[Records contained in a dataset]
START

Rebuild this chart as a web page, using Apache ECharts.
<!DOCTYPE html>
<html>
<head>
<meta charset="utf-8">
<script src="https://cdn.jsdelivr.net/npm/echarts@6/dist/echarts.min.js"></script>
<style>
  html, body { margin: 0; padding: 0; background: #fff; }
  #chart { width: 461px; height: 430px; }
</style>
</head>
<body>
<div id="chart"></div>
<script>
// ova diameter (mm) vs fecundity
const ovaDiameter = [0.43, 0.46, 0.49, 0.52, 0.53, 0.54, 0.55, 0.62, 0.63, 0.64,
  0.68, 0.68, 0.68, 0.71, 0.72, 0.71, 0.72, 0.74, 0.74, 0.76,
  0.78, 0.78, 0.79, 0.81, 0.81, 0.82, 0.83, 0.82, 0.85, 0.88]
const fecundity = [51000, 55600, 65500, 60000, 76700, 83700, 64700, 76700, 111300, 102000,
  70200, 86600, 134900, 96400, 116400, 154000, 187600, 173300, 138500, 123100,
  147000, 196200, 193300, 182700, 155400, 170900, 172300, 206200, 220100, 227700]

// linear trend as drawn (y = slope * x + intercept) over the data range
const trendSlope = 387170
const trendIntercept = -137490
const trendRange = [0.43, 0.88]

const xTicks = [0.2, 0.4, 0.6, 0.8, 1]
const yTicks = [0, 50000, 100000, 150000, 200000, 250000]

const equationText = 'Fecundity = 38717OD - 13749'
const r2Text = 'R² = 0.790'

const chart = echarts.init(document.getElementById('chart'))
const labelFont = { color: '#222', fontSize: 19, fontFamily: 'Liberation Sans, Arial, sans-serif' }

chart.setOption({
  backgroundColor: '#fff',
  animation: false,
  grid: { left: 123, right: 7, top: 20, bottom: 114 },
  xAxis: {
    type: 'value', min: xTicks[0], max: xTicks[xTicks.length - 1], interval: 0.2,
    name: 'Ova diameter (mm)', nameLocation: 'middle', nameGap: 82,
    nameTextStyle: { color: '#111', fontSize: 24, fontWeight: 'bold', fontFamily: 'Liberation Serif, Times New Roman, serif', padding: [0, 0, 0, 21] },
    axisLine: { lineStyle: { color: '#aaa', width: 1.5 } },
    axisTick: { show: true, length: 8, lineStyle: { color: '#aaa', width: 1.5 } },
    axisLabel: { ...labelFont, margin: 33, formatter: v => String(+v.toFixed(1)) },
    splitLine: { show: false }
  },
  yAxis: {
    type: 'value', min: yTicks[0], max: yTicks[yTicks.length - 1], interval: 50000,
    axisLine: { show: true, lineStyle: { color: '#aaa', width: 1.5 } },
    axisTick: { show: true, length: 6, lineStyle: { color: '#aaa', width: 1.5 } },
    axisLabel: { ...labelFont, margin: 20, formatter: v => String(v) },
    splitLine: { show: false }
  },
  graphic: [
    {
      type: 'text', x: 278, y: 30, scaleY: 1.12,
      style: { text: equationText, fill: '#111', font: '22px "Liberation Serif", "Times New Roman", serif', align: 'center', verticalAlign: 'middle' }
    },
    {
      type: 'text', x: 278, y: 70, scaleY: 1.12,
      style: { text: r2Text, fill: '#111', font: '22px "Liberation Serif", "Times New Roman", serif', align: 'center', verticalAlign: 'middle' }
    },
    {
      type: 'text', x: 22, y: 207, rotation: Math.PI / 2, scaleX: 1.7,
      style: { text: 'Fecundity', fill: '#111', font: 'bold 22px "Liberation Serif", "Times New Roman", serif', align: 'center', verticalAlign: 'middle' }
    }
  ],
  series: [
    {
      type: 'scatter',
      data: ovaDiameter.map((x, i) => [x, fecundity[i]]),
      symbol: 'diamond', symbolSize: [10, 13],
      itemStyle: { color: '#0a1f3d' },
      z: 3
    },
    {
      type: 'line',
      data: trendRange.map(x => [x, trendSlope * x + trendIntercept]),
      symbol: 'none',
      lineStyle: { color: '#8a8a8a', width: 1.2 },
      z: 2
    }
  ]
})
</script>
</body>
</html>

END
START

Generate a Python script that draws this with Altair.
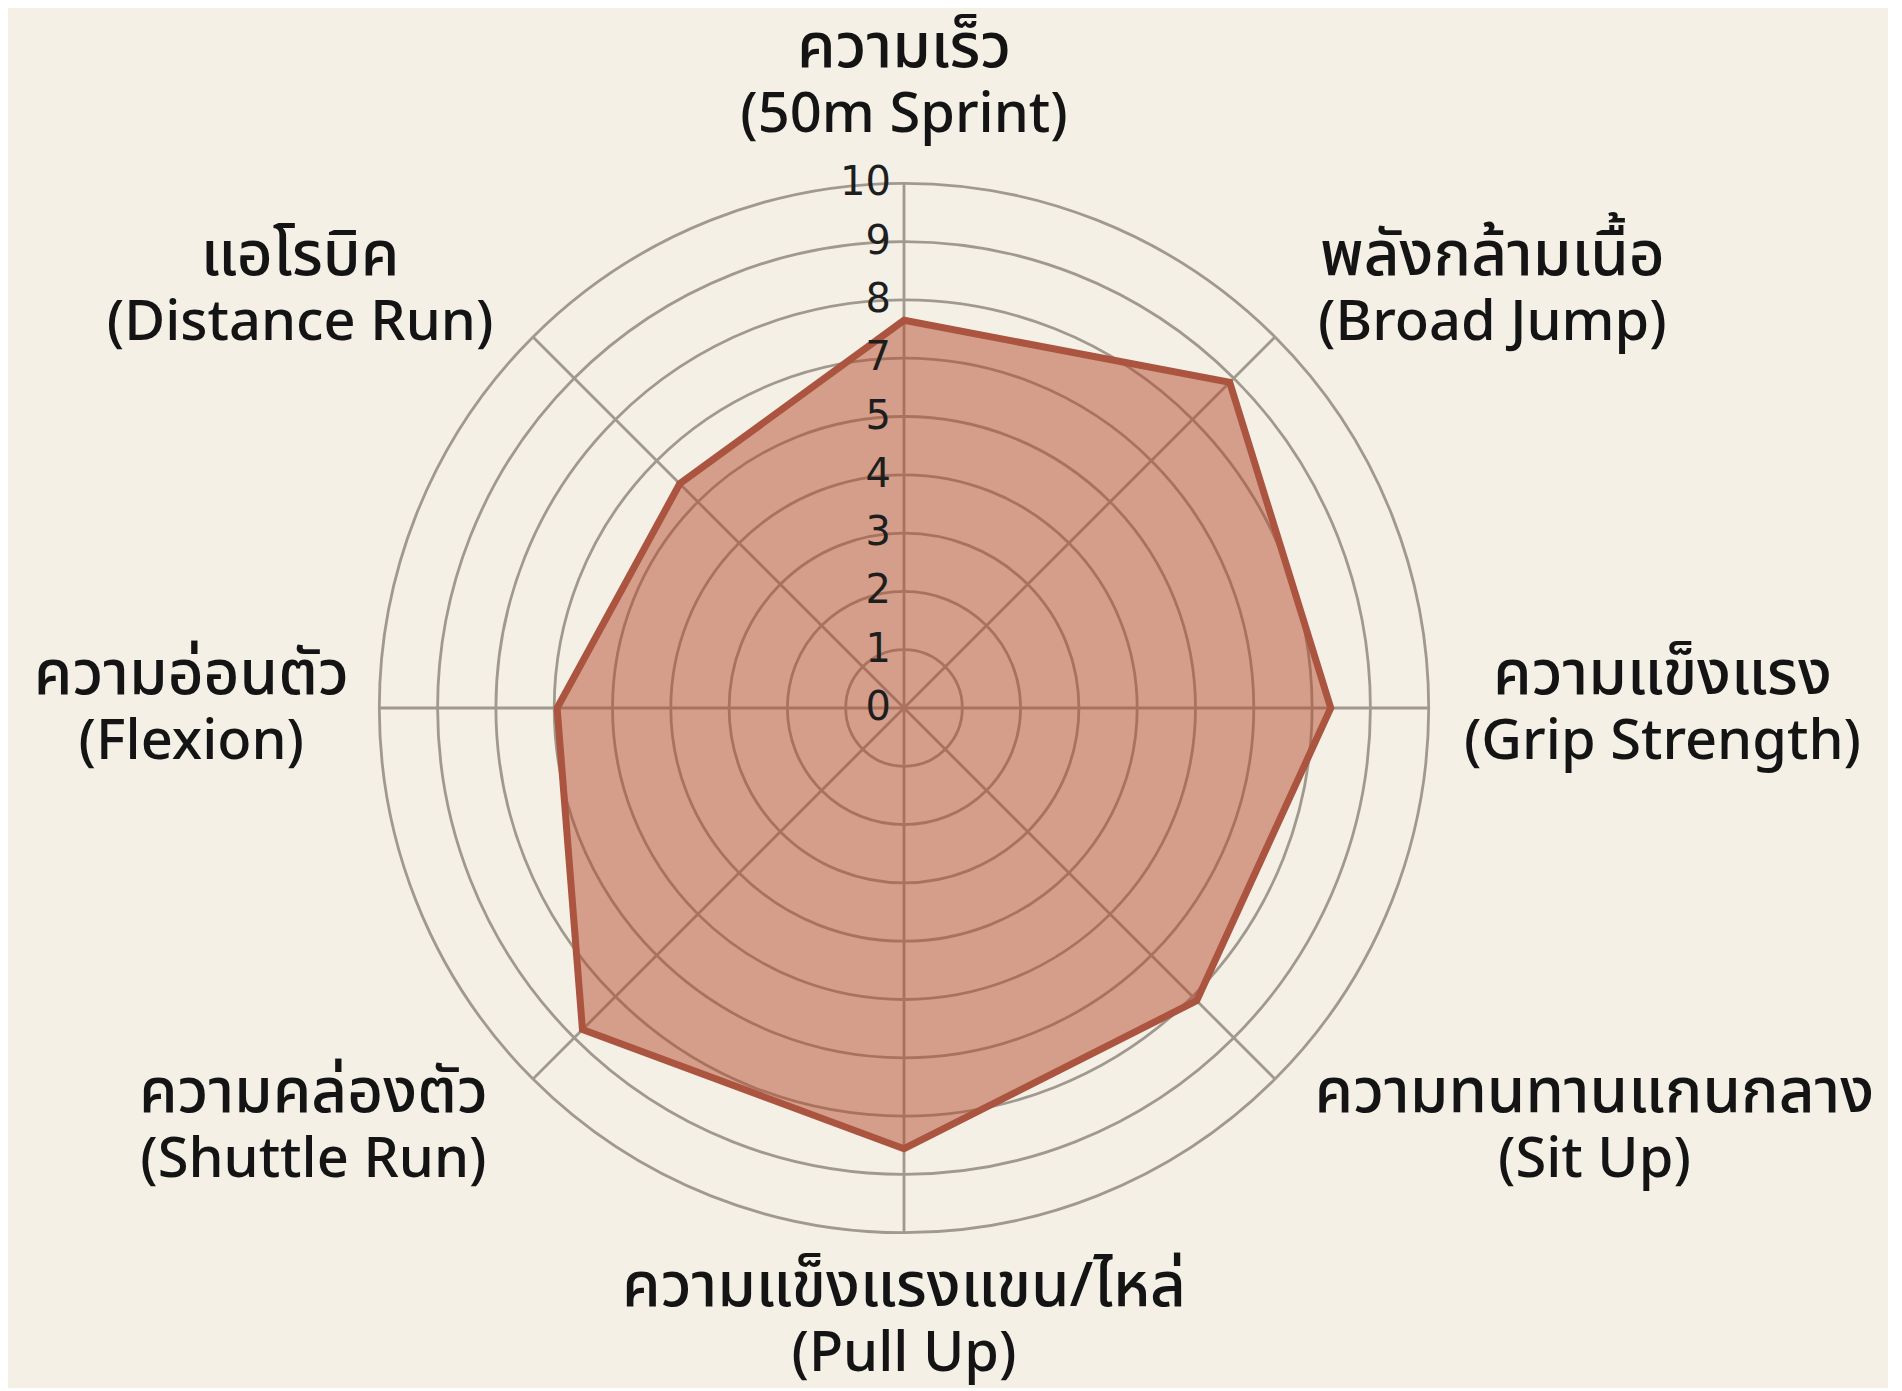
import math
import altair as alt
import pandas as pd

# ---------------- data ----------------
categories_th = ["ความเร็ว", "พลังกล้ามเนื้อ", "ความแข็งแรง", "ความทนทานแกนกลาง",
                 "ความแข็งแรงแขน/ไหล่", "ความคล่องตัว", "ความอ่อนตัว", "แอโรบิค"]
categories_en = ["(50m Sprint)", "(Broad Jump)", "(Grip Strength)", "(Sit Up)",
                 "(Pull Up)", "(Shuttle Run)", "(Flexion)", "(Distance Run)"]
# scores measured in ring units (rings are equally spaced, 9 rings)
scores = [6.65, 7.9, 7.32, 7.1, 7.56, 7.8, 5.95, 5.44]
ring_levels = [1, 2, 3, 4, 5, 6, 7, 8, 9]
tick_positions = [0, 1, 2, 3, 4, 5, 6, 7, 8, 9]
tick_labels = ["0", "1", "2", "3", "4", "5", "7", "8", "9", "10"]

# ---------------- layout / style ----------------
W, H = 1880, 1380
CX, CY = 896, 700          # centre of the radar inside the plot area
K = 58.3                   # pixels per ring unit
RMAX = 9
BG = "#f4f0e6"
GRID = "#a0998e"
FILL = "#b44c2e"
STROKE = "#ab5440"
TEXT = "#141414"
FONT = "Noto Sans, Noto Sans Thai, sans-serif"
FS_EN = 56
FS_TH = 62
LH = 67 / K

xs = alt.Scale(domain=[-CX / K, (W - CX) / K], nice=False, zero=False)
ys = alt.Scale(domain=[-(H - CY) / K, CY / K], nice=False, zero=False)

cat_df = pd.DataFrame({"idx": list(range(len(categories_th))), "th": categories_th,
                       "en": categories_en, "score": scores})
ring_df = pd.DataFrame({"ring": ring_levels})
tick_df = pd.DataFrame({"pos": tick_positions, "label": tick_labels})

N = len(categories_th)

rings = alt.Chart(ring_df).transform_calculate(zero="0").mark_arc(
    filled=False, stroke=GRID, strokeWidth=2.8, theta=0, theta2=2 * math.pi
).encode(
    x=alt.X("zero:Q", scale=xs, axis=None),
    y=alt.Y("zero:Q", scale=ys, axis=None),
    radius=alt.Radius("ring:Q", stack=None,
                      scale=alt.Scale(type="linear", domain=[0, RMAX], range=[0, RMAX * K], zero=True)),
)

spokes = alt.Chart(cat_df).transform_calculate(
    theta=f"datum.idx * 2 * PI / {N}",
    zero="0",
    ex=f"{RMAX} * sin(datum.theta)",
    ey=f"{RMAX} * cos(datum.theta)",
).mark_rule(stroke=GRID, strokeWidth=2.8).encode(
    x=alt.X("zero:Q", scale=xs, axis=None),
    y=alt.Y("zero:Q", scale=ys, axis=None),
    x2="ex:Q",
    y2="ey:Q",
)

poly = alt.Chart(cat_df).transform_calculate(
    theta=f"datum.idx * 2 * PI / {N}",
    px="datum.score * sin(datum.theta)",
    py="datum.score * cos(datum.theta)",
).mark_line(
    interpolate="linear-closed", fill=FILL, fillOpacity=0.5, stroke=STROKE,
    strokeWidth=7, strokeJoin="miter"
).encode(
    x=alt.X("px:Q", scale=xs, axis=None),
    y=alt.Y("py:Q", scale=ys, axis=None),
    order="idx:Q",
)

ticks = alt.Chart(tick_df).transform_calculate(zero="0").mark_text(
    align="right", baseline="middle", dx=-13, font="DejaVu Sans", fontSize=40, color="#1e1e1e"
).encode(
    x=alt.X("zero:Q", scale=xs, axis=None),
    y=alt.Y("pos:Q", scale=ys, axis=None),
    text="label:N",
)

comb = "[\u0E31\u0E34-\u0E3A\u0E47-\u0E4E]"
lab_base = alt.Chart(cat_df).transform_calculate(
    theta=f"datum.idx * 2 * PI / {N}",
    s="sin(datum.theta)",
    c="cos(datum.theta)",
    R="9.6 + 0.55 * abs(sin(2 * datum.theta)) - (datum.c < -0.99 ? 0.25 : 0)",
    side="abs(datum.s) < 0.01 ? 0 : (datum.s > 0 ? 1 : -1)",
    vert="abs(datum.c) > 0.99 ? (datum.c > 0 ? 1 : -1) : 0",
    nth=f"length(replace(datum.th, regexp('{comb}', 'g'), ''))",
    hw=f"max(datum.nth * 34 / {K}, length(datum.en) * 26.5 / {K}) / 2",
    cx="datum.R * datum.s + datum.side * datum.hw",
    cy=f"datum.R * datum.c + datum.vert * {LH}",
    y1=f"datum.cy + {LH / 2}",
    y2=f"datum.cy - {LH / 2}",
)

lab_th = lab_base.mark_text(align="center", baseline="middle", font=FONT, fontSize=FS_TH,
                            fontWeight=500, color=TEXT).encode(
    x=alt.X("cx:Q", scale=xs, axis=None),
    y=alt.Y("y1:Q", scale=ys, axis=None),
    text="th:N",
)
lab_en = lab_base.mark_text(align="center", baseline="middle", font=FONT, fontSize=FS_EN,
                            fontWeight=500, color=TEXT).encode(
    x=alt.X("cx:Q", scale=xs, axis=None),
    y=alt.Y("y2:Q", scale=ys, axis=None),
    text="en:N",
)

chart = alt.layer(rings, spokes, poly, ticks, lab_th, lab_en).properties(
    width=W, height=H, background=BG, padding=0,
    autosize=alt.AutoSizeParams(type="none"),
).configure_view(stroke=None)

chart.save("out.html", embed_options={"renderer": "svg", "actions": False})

END

EXERCISE AIM: Everything from the line containing "Rebuild this chart" down to the line containing "19, fontFamily: 'Liberation" should be retyped exactly, both lines included, and nothing more.

FINAL RESULT:
Rebuild this chart as a web page, using Apache ECharts.
<!DOCTYPE html>
<html>
<head>
<meta charset="utf-8">
<script src="https://cdn.jsdelivr.net/npm/echarts@6/dist/echarts.min.js"></script>
<style>
  html, body { margin: 0; padding: 0; background: #fff; }
  #chart { width: 461px; height: 430px; }
</style>
</head>
<body>
<div id="chart"></div>
<script>
// ova diameter (mm) vs fecundity
const ovaDiameter = [0.43, 0.46, 0.49, 0.52, 0.53, 0.54, 0.55, 0.62, 0.63, 0.64,
  0.68, 0.68, 0.68, 0.71, 0.72, 0.71, 0.72, 0.74, 0.74, 0.76,
  0.78, 0.78, 0.79, 0.81, 0.81, 0.82, 0.83, 0.82, 0.85, 0.88]
const fecundity = [51000, 55600, 65500, 60000, 76700, 83700, 64700, 76700, 111300, 102000,
  70200, 86600, 134900, 96400, 116400, 154000, 187600, 173300, 138500, 123100,
  147000, 196200, 193300, 182700, 155400, 170900, 172300, 206200, 220100, 227700]

// linear trend as drawn (y = slope * x + intercept) over the data range
const trendSlope = 387170
const trendIntercept = -137490
const trendRange = [0.43, 0.88]

const xTicks = [0.2, 0.4, 0.6, 0.8, 1]
const yTicks = [0, 50000, 100000, 150000, 200000, 250000]

const equationText = 'Fecundity = 38717OD - 13749'
const r2Text = 'R² = 0.790'

const chart = echarts.init(document.getElementById('chart'))
const labelFont = { color: '#222', fontSize: 19, fontFamily: 'Liberation Sans, Arial, sans-serif' }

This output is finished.